Of course, at this point Skye can be under few illusions as to how unhinged mommy dearest is - Jiaying has, after all, precipitated a bloody face-off with SHIELD by shooting herself and pinning the blame on Gonzales (lately reduced to a charred heap, he is not in a position to contradict).
With the monkey of a contractually obligatory Age of Ultron tie-in off its back, here there is a feeling that SHIELD has cast away the shackles. The sequences in which Bobbi is tortured by Ward and Agent 33 are, for instance, genuinely gruelling.
You obviously empathise with Bobbi, alone with a tag-team of sociopaths. And yet, a whiff of tragedy attends Agent 33's storyline - brutalised beyond the limits of her sanity all she wants is to put things right and extract a sincere mea culpa from Bobbi (none is forthcoming).
When Ward shoots her, hoodwinked into believing she is May by the real agent, the show reaches for a lump in the throat moment and almost gets there. It is an indication that SHIELD has learned how to take the temperature of the fan-base and serve up a potent blend of the human and the visceral.
There is also a satisfyingly redemptive conclusion for Cal, who saves Skye by putting Jiaying out of her misery (and, contorted with hate and paranoia, she is truly miserable at the last). All along Skye's barking dad was being manipulated by Jiaying, his wish to do well by his family twisted into murderous rage.

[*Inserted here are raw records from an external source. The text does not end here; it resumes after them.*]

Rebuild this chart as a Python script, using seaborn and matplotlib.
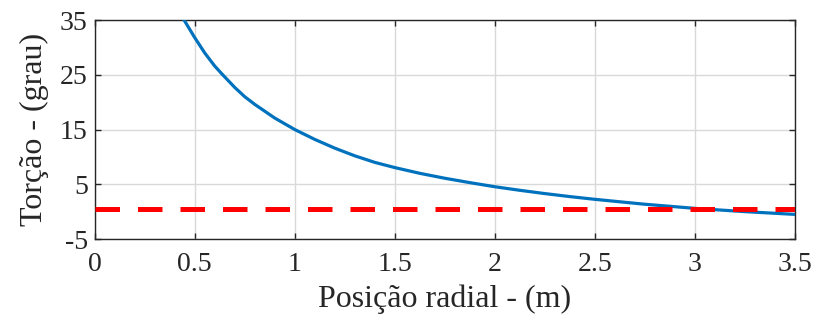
import matplotlib
matplotlib.use("Agg")
import matplotlib.pyplot as plt
import seaborn as sns
import pandas as pd

# Data
radial_pos = [0.447, 0.5, 0.55, 0.6, 0.64, 0.7, 0.75, 0.8, 0.9, 1.0, 1.1, 1.2,
              1.3, 1.4, 1.5, 1.625, 1.75, 1.875, 2.0, 2.125, 2.25, 2.375, 2.5,
              2.75, 3.0, 3.25, 3.5]
twist = [35.0, 31.8, 29.0, 26.6, 25.0, 22.7, 21.0, 19.6, 17.1, 15.0, 13.2, 11.6,
         10.2, 9.0, 8.05, 7.0, 6.1, 5.3, 4.55, 3.9, 3.3, 2.75, 2.25,
         1.35, 0.6, 0.0, -0.5]
ref_x = [0.0, 3.5]
ref_y = [0.5, 0.5]

x_ticks = [0, 0.5, 1, 1.5, 2, 2.5, 3, 3.5]
x_tick_labels = ["0", "0.5", "1", "1.5", "2", "2.5", "3", "3.5"]
y_ticks = [-5, 5, 15, 25, 35]
y_tick_labels = ["-5", "5", "15", "25", "35"]

sns.set_theme(style="whitegrid")
plt.rcParams['font.family'] = ['Liberation Serif', 'DejaVu Serif']

fig = plt.figure(figsize=(8.14, 3.24), dpi=100)
ax = fig.add_axes([0.1163, 0.2623, 0.8604, 0.6757])

df = pd.DataFrame({"x": radial_pos, "y": twist})
dref = pd.DataFrame({"x": ref_x, "y": ref_y})
sns.lineplot(data=df, x="x", y="y", ax=ax, color="#0072BD", linewidth=2.3,
             sort=False, estimator=None, zorder=3)
sns.lineplot(data=dref, x="x", y="y", ax=ax, color="#FF0000", linewidth=3.6,
             estimator=None, zorder=4)
ax.lines[-1].set_dashes((4.9, 3.6))

ax.set_xlim(0, 3.5)
ax.set_ylim(-5, 35)
ax.set_xticks(x_ticks)
ax.set_xticklabels(x_tick_labels)
ax.set_yticks(y_ticks)
ax.set_yticklabels(y_tick_labels)

ax.set_facecolor("white")
ax.grid(True, color="#d9d9d9", linewidth=1.0)
for s in ax.spines.values():
    s.set_color("#262626")
    s.set_linewidth(1.0)
    s.set_visible(True)
ax.tick_params(axis="both", which="both", direction="in", length=4, width=1,
               colors="#262626", labelcolor="#262626", labelsize=20,
               top=True, right=True, bottom=True, left=True, pad=5)
ax.tick_params(axis="x", pad=9)
ax.set_xlabel("Posição radial - (m)", fontsize=23, color="#262626", labelpad=6)
ax.set_ylabel("Torção - (grau)", fontsize=23, color="#262626", labelpad=8)

fig.savefig("out.png", dpi=100, facecolor="white")
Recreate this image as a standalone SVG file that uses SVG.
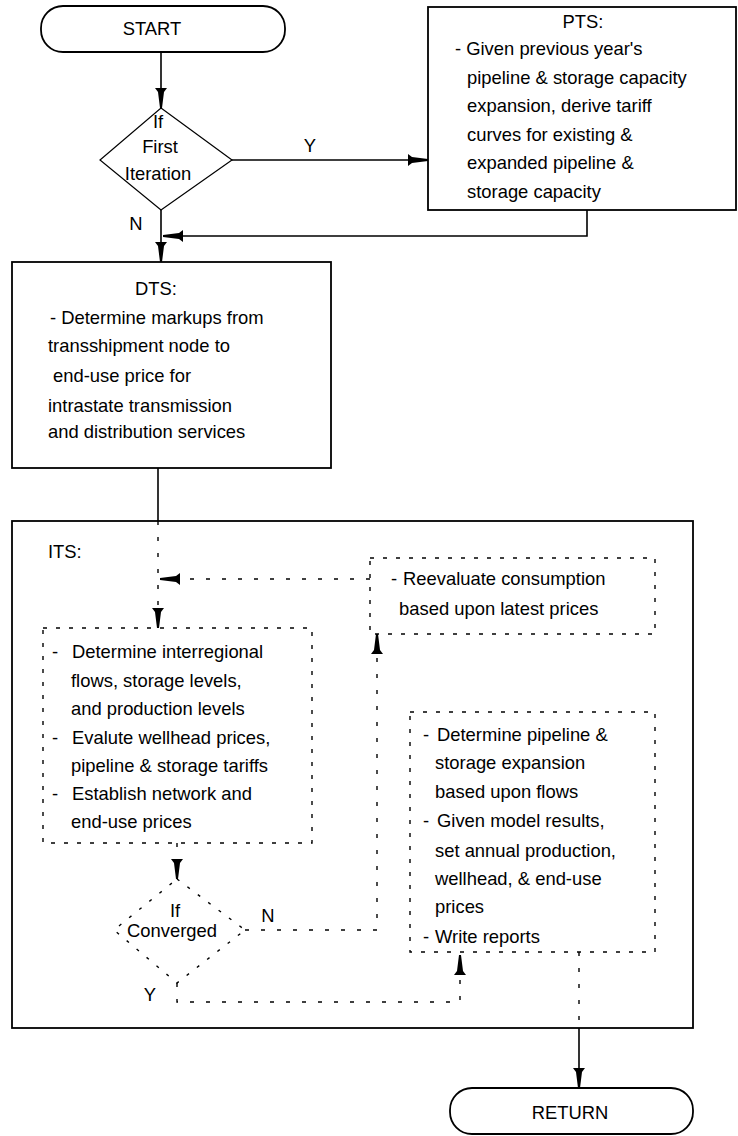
<svg xmlns="http://www.w3.org/2000/svg" width="738" height="1136" viewBox="0 0 738 1136">
<style>
text{font-family:"Liberation Sans",Arial,sans-serif;font-size:18.4px;fill:#000}
.mid{text-anchor:middle}
.box{fill:#fff;stroke:#000;stroke-width:1.8}
.dbox{fill:none;stroke:#000;stroke-width:1.4;stroke-dasharray:4 9}
.dia{fill:#fff;stroke:#000;stroke-width:1.2}
.ddia{fill:none;stroke:#000;stroke-width:1.4;stroke-dasharray:3 10}
.c{fill:none;stroke:#000;stroke-width:1.6}
.cd{fill:none;stroke:#000;stroke-width:1.4;stroke-dasharray:4 12}
</style>
<defs>
<marker id="ah" viewBox="0 0 20 12" refX="20" refY="6" markerWidth="20" markerHeight="12" markerUnits="userSpaceOnUse" orient="auto">
<path d="M0,0 L4,3 L20,5 L20,7 L4,9 L0,12 Z" fill="#000"/>
</marker>
</defs>
<rect width="738" height="1136" fill="#fff"/>

<g id="its">
<rect class="box" x="12" y="521" width="681" height="507" stroke-width="2.2"/>
<text x="48" y="558">ITS:</text>
</g>

<g id="connectors">
<line class="c" x1="161" y1="52" x2="161" y2="108" marker-end="url(#ah)"/>
<line class="c" x1="232" y1="160" x2="428" y2="160" marker-end="url(#ah)"/>
<line class="c" x1="161" y1="210" x2="161" y2="262" marker-end="url(#ah)"/>
<polyline class="c" points="587,210 587,236 163,236" marker-end="url(#ah)"/>
<line class="c" x1="158" y1="468" x2="158" y2="521"/>
<line class="cd" x1="158" y1="521" x2="158" y2="628" marker-end="url(#ah)"/>
<line class="cd" x1="370" y1="579" x2="160" y2="579" marker-end="url(#ah)"/>
<line class="cd" x1="177" y1="843" x2="177" y2="879" marker-end="url(#ah)"/>
<polyline class="cd" points="245,930 377,930 377,634" marker-end="url(#ah)"/>
<polyline class="cd" points="177,983 177,1002 460,1002 460,955" marker-end="url(#ah)"/>
<line class="cd" x1="579" y1="952" x2="579" y2="1028"/>
<line class="c" x1="579" y1="1028" x2="579" y2="1088" marker-end="url(#ah)"/>
<text class="mid" x="310" y="152">Y</text>
<text class="mid" x="136" y="230">N</text>
<text class="mid" x="268" y="922">N</text>
<text class="mid" x="150" y="1001">Y</text>
</g>

<g id="start">
<rect class="box" x="41" y="6" width="244" height="46" rx="22" ry="22" stroke-width="1.5"/>
<text class="mid" x="152" y="35">START</text>
</g>

<g id="first-iteration">
<polygon class="dia" points="161,108 232,160 161,210 100,160"/>
<text class="mid" x="158" y="128">If</text>
<text class="mid" x="160" y="153">First</text>
<text class="mid" x="158" y="180">Iteration</text>
</g>

<g id="pts">
<rect class="box" x="428" y="7" width="308" height="203"/>
<text class="mid" x="583" y="28">PTS:</text>
<text x="455" y="55">- Given previous year's</text>
<text x="467" y="84">pipeline &amp; storage capacity</text>
<text x="467" y="112">expansion, derive tariff</text>
<text x="467" y="141">curves for existing &amp;</text>
<text x="467" y="169">expanded pipeline &amp;</text>
<text x="467" y="198">storage capacity</text>
</g>

<g id="dts">
<rect class="box" x="12" y="262" width="319" height="206"/>
<text class="mid" x="156" y="295">DTS:</text>
<text x="50" y="324">- Determine markups from</text>
<text x="48" y="352">transshipment node to</text>
<text x="53" y="382">end-use price for</text>
<text x="48" y="412">intrastate transmission</text>
<text x="48" y="438">and distribution services</text>
</g>

<g id="reevaluate">
<rect class="dbox" x="370" y="558" width="285" height="76"/>
<text x="391" y="585">- <tspan x="403">Reevaluate consumption</tspan></text>
<text x="399" y="615">based upon latest prices</text>
</g>

<g id="determine-flows">
<rect class="dbox" x="43" y="628" width="269" height="215"/>
<text x="52" y="658">- <tspan x="72">Determine interregional</tspan></text>
<text x="71" y="687">flows, storage levels,</text>
<text x="71" y="715">and production levels</text>
<text x="52" y="744">- <tspan x="72">Evalute wellhead prices,</tspan></text>
<text x="71" y="772">pipeline &amp; storage tariffs</text>
<text x="52" y="800">- <tspan x="72">Establish network and</tspan></text>
<text x="71" y="828">end-use prices</text>
</g>

<g id="converged">
<polygon class="ddia" points="177,879 245,930 177,983 114,930"/>
<text class="mid" x="175" y="917">If</text>
<text class="mid" x="172" y="937">Converged</text>
</g>

<g id="expansion">
<rect class="dbox" x="410" y="712" width="245" height="240"/>
<text x="423" y="741">- <tspan x="437">Determine pipeline &amp;</tspan></text>
<text x="435" y="769">storage expansion</text>
<text x="435" y="798">based upon flows</text>
<text x="423" y="827">- <tspan x="437">Given model results,</tspan></text>
<text x="435" y="857">set annual production,</text>
<text x="435" y="885">wellhead, &amp; end-use</text>
<text x="435" y="913">prices</text>
<text x="423" y="943">- <tspan x="435">Write reports</tspan></text>
</g>

<g id="return">
<rect class="box" x="450" y="1088" width="243" height="46" rx="22" ry="22" stroke-width="1.5"/>
<text class="mid" x="570" y="1119">RETURN</text>
</g>
</svg>
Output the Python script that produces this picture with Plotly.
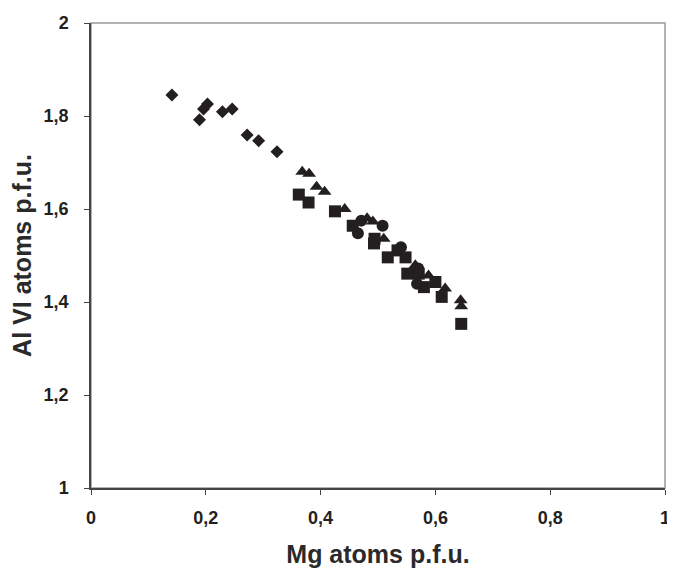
import plotly.graph_objects as go

# Diamonds
dia_x = [0.141, 0.203, 0.196, 0.189, 0.229, 0.246, 0.272, 0.292, 0.324]
dia_y = [1.845, 1.826, 1.815, 1.792, 1.809, 1.815, 1.759, 1.747, 1.723]

# Triangles
tri_x = [0.368, 0.380, 0.393, 0.407, 0.442, 0.481, 0.491, 0.510, 0.565, 0.588, 0.617, 0.644, 0.645]
tri_y = [1.680, 1.676, 1.648, 1.637, 1.600, 1.580, 1.573, 1.536, 1.479, 1.457, 1.429, 1.404, 1.391]

# Squares
sq_x = [0.362, 0.379, 0.425, 0.456, 0.494, 0.493, 0.517, 0.548, 0.551, 0.580, 0.600, 0.611, 0.645, 0.534, 0.571]
sq_y = [1.631, 1.614, 1.595, 1.564, 1.536, 1.526, 1.496, 1.496, 1.461, 1.432, 1.443, 1.411, 1.353, 1.511, 1.461]

# Circles
ci_x = [0.508, 0.465, 0.540, 0.568, 0.471, 0.570]
ci_y = [1.564, 1.548, 1.518, 1.439, 1.575, 1.472]

x_ticks = [0, 0.2, 0.4, 0.6, 0.8, 1]
x_ticktext = ["0", "0,2", "0,4", "0,6", "0,8", "1"]
y_ticks = [1, 1.2, 1.4, 1.6, 1.8, 2]
y_ticktext = ["1", "1,2", "1,4", "1,6", "1,8", "2"]

ink = "#231f20"
fig = go.Figure()
fig.add_trace(go.Scatter(x=dia_x, y=dia_y, mode="markers",
                         marker=dict(symbol="diamond", size=10, color=ink)))
fig.add_trace(go.Scatter(x=tri_x, y=tri_y, mode="markers",
                         marker=dict(symbol="triangle-up", size=12, color=ink)))
fig.add_trace(go.Scatter(x=sq_x, y=sq_y, mode="markers",
                         marker=dict(symbol="square", size=12, color=ink)))
fig.add_trace(go.Scatter(x=ci_x, y=ci_y, mode="markers",
                         marker=dict(symbol="circle", size=12, color=ink)))

fig.add_shape(type="rect", xref="paper", yref="paper", x0=0, y0=0, x1=1, y1=1,
              line=dict(color="#9a9a9a", width=1.5), layer="below")

fam = "Liberation Sans, Arial, sans-serif"
fig.update_layout(
    width=667, height=561,
    margin=dict(l=83, r=5, t=13, b=81),
    paper_bgcolor="white", plot_bgcolor="white",
    showlegend=False,
    font=dict(family=fam, color=ink),
    xaxis=dict(range=[0, 1], tickvals=x_ticks, ticktext=x_ticktext,
               showgrid=False, zeroline=False, showline=True,
               linecolor="#444", linewidth=1.5,
               ticks="outside", ticklen=5, tickcolor="#444",
               ticklabelstandoff=8, ticklabeloverflow="allow",
               tickfont=dict(size=18, family=fam, color=ink, weight="bold"),
               title=dict(text="<b>Mg atoms p.f.u.</b>", standoff=18,
                          font=dict(size=25, family=fam, color="#2a2a2a"))),
    yaxis=dict(range=[1, 2], tickvals=y_ticks, ticktext=y_ticktext,
               showgrid=False, zeroline=False, showline=True,
               linecolor="#444", linewidth=1.5,
               ticks="outside", ticklen=5, tickcolor="#444",
               ticklabelstandoff=12, ticklabeloverflow="allow",
               tickfont=dict(size=18, family=fam, color=ink, weight="bold"),
               title=dict(text="<b>Al VI atoms p.f.u.</b>", standoff=10,
                          font=dict(size=25, family=fam, color="#2a2a2a"))),
)
fig.write_html("out.html")
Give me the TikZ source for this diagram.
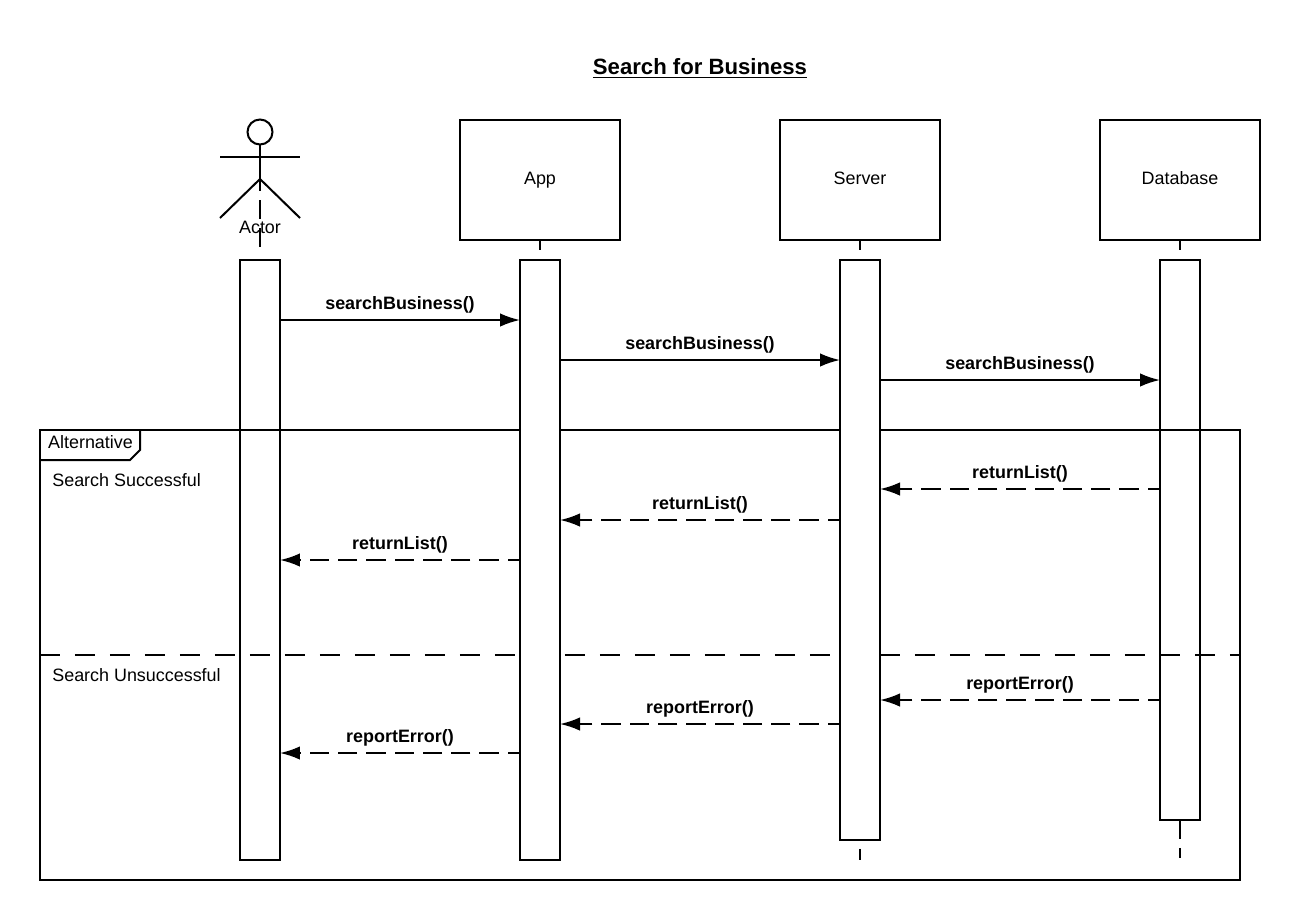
\documentclass[tikz,border=0pt]{standalone}
\usepackage{fontspec}
\setmainfont{Liberation Sans}
\usetikzlibrary{arrows.meta}
\tikzset{
    objbox/.style={draw,fill=white,line width=0.04cm,minimum width=3.2cm,minimum height=2.4cm,inner sep=0pt,outer sep=0pt,text height=7pt,text depth=2.4pt,font=\fontsize{10.2pt}{12pt}\selectfont},
    actbar/.style={draw,fill=white,line width=0.04cm,minimum width=0.8cm,inner sep=0pt,outer sep=0pt},
    lifeline/.style={line width=0.04cm,dash pattern=on 0.38cm off 0.18cm},
    stickline/.style={line width=0.04cm},
    msg/.style={line width=0.04cm,-{Latex[length=0.4cm,width=0.27cm]},shorten >=0cm},
    ret/.style={msg,dash pattern=on 0.386cm off 0.18cm,dash phase=0.14cm},
    msglabel/.style={font=\fontsize{10.2pt}{12pt}\selectfont\bfseries,inner sep=0pt},
    txtlabel/.style={font=\fontsize{10.2pt}{12pt}\selectfont,inner sep=0pt}
}
\begin{document}
\begin{tikzpicture}[x=0.02cm,y=-0.02cm]
    \useasboundingbox (0,0) rectangle (1300,920);
    \fill[white] (0,0) rectangle (1300,920);
    \node[font=\fontsize{12.6pt}{15pt}\selectfont\bfseries,inner sep=0pt] (title) at (700,68.5) {\underline{Search for Business}};
    % actor
    \node[draw,circle,line width=0.04cm,minimum size=0.5cm,inner sep=0pt,outer sep=0pt] (head) at (260,132) {};
    \coordinate (armL) at (220,157);
    \coordinate (armR) at (300,157);
    \coordinate (hip) at (260,179);
    \coordinate (legL) at (220,218);
    \coordinate (legR) at (300,218);
    \draw[stickline] (armL) -- (armR);
    \draw[stickline] (head.south) -- (hip);
    \draw[stickline] (legL) -- (hip) -- (legR);
    \node[txtlabel] (actor) at (260,227) {Actor};
    % objects
    \node[objbox] (app) at (540,180) {App};
    \node[objbox] (server) at (860,180) {Server};
    \node[objbox] (database) at (1180,180) {Database};
    % lifelines
    \coordinate (actorEnd) at (260,249);
    \coordinate (appEnd) at (540,250);
    \coordinate (serverEnd) at (860,250);
    \coordinate (databaseEnd) at (1180,250);
    \coordinate (serverFoot) at (860,860);
    \coordinate (databaseFoot) at (1180,858);
    \draw[lifeline] (head.south) -- (actorEnd);
    \draw[lifeline] (app.south) -- (appEnd);
    \draw[lifeline] (server.south) -- (serverEnd);
    \draw[lifeline] (database.south) -- (databaseEnd);
    % bars behind the frame
    \node[actbar,minimum height=12cm] (barActor) at (260,560) {};
    \node[actbar,minimum height=11.2cm] (barDatabase) at (1180,540) {};
    \draw[lifeline] (barDatabase.south) -- (databaseFoot);
    % frame
    \node[draw,line width=0.04cm,minimum width=24cm,minimum height=9cm,inner sep=0pt,outer sep=0pt] (frame) at (640,655) {};
    \coordinate (tabA) at (40,460);
    \coordinate (tabB) at (130,460);
    \coordinate (tabC) at (140,450);
    \coordinate (tabD) at (140,430);
    \draw[stickline] (tabA) -- (tabB) -- (tabC) -- (tabD);
    \node[txtlabel] (alt) at (90.5,442.5) {Alternative};
    \node[txtlabel,anchor=west] (success) at (52,480.5) {Search Successful};
    \node[txtlabel,anchor=west] (fail) at (52,675.5) {Search Unsuccessful};
    \coordinate (divA) at (40,655);
    \coordinate (divB) at (1240,655);
    \draw[line width=0.04cm,dash pattern=on 0.4cm off 0.3cm] (divA) -- (divB);
    % bars in front of the frame
    \node[actbar,minimum height=12cm] (barApp) at (540,560) {};
    \node[actbar,minimum height=11.6cm] (barServer) at (860,550) {};
    \draw[lifeline,dash phase=0.38cm] (barServer.south) -- (serverFoot);
    % messages
    \coordinate (m1) at (0,320);
    \coordinate (m2) at (0,360);
    \coordinate (m3) at (0,380);
    \coordinate (r1) at (0,489);
    \coordinate (r2) at (0,520);
    \coordinate (r3) at (0,560);
    \coordinate (e1) at (0,700);
    \coordinate (e2) at (0,724);
    \coordinate (e3) at (0,753);
    \draw[msg] (barActor.east |- m1) -- node[msglabel,above=0.12cm] (l1) {searchBusiness()} (barApp.west |- m1);
    \draw[msg] (barApp.east |- m2) -- node[msglabel,above=0.12cm] (l2) {searchBusiness()} (barServer.west |- m2);
    \draw[msg] (barServer.east |- m3) -- node[msglabel,above=0.12cm] (l3) {searchBusiness()} (barDatabase.west |- m3);
    \draw[ret] (barDatabase.west |- r1) -- node[msglabel,above=0.12cm] (l4) {returnList()} (barServer.east |- r1);
    \draw[ret] (barServer.west |- r2) -- node[msglabel,above=0.12cm] (l5) {returnList()} (barApp.east |- r2);
    \draw[ret] (barApp.west |- r3) -- node[msglabel,above=0.12cm] (l6) {returnList()} (barActor.east |- r3);
    \draw[ret] (barDatabase.west |- e1) -- node[msglabel,above=0.12cm] (l7) {reportError()} (barServer.east |- e1);
    \draw[ret] (barServer.west |- e2) -- node[msglabel,above=0.12cm] (l8) {reportError()} (barApp.east |- e2);
    \draw[ret] (barApp.west |- e3) -- node[msglabel,above=0.12cm] (l9) {reportError()} (barActor.east |- e3);
\end{tikzpicture}
\end{document}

It takes Coulson - and a van pinning Cal against the wall - to make the truth of this plain.
Thus, when Cal turns on the Inhumans and allies himself with SHIELD, the about-face is believable - fuelled, as it is, by a father's love for his daughter. With his memory wiped and an unlikely new life as a folksy veterinarian stretching ahead, Cal's final scene is heartbreaking. Skye pays a visit and he does not recognize her - a moment of cruel tenderness that tells us that sometimes to escape your past you have to break from it completely (or have someone do the breaking for you).
Amid all these exquisitely-judged emotional interludes, the two-hander finale also delivers some outstanding action. There's a fantastic segment in which Skye tangles with an Inhuman capable of projecting ass-kicking mirror images of herself.
Later, when it all goes down between teleport-happy Gordon and Coulson and the SHIELD director ends up clutching a deadly Terrigen crystal, your heart somersaults as Mack saves Coulson's life at the expense of his hand. With the future of humanity in the balance, Mack's logic is chilling : get busy with the hatchet right away, ponder the consequences down the line.
Where does SHIELD go from here? We know where it isn't headed: towards a Bobbi-Hunter spinoff. Fans may have mixed feelings - giving this endearing couple their own buddy show would be undeniably tantalising.
That said, it's good to know they'll be around for next year's SHIELD. They bring much needed grit and irreverence - their reluctance to follow the rules simply because they are rules a necessary counterpoint to Coulson and May and their frankly dictatorial compulsions (which may get worse now Coulson is overseeing a special unit for individuals with superman abilities).
One character whose return is in doubt is Simmons. What a tragedy her exit would be as she and Fitz have just started to contemplate life beyond the Friendzone. Then, casual dating is probably not uppermost on her mind (assuming she is even capable of conscious thought) as she has been swallowed whole by the Kree artefact stashed in the basement of Gonzales' aircraft character.
What does her apparently grisly fate portend? We have no idea - but you can bet SHIELD knows exactly what's going on. Roll on next season and another winning infusion of humanity, heartache and high-kicking derring-do.